Armored in dense, bony plates, this four-armed creature drools wretched strings of black bile from its fanged maw.
Speed 20 ft., swim 60 ft.
Str 16, Dex 15, Con 19, Int 11, Wis 12, Cha 8
A charda’s body seethes with freezing black bile. Its supernaturally cold, black bile is the source of the additional cold damage when a charda bites a creature. As a standard action, a charda can expel its full store of bile as a breath weapon that can take the form of a 60-foot line or a 30-foot cone. All creatures in this area take 8d6 points of cold damage (DC 18 Reflex half ). A charda can use this breath weapon once every 1d4 rounds—while its black bile is recharging, it does not deal additional cold damage with its bite. The save DC is Constitution-based.
When a charda is in a cold environment, it becomes more animated and gains a +1 racial bonus on attack rolls and weapon damage rolls.
Environment cold aquatic or underground
Organization solitary, pair, gang (3–5), or tribe (6–14)
In the darkest depths of the earth, in strange frozen rivers and subterranean lakes of frigid black water dwell the mysterious and ferocious chardas. These xenophobic humanoids rarely venture far from their domains, settling in small tribes and building rocky huts underwater or muddy domes along the subterranean shore.
A typical charda stands just under 4 feet tall but weighs 250 pounds. Chardas reproduce by laying eggs in small clutches of two to four, which they bury among rocks offshore. Females fiercely protect their own clutches, but show no predisposition toward protecting the clutches of other chardas, even those within their tribe.
Devoutly religious, chardas prefer to worship gods of war or cold.
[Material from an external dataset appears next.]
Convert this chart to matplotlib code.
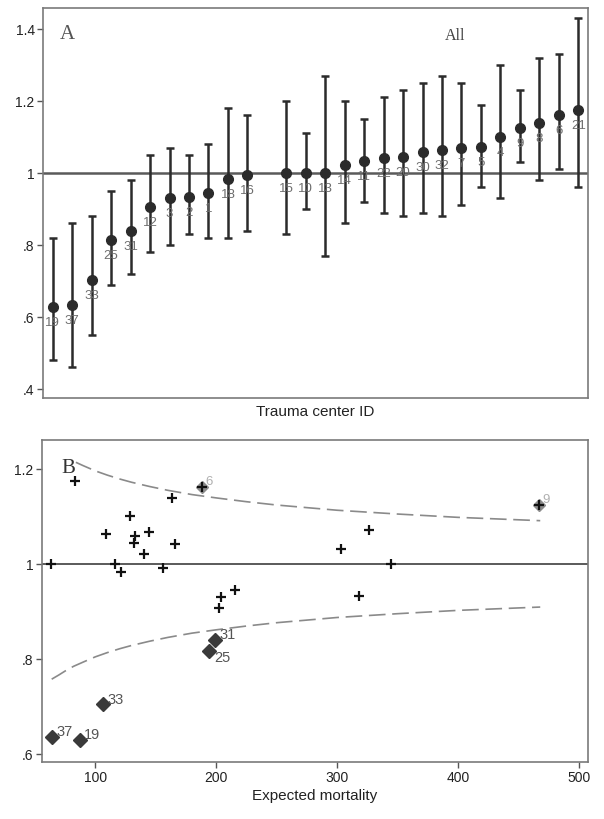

They hunt in small packs composed of both males and females. Hunting and slaying help determine an individual’s power within the group. Chardas often engage in infanticide and cannibalism. While they patrol their territories in groups, they fight individually with little strategy or structure. Chardas do not assist each other with their kills, as they perceive aid as a weakness and a dishonor to both themselves and their foes.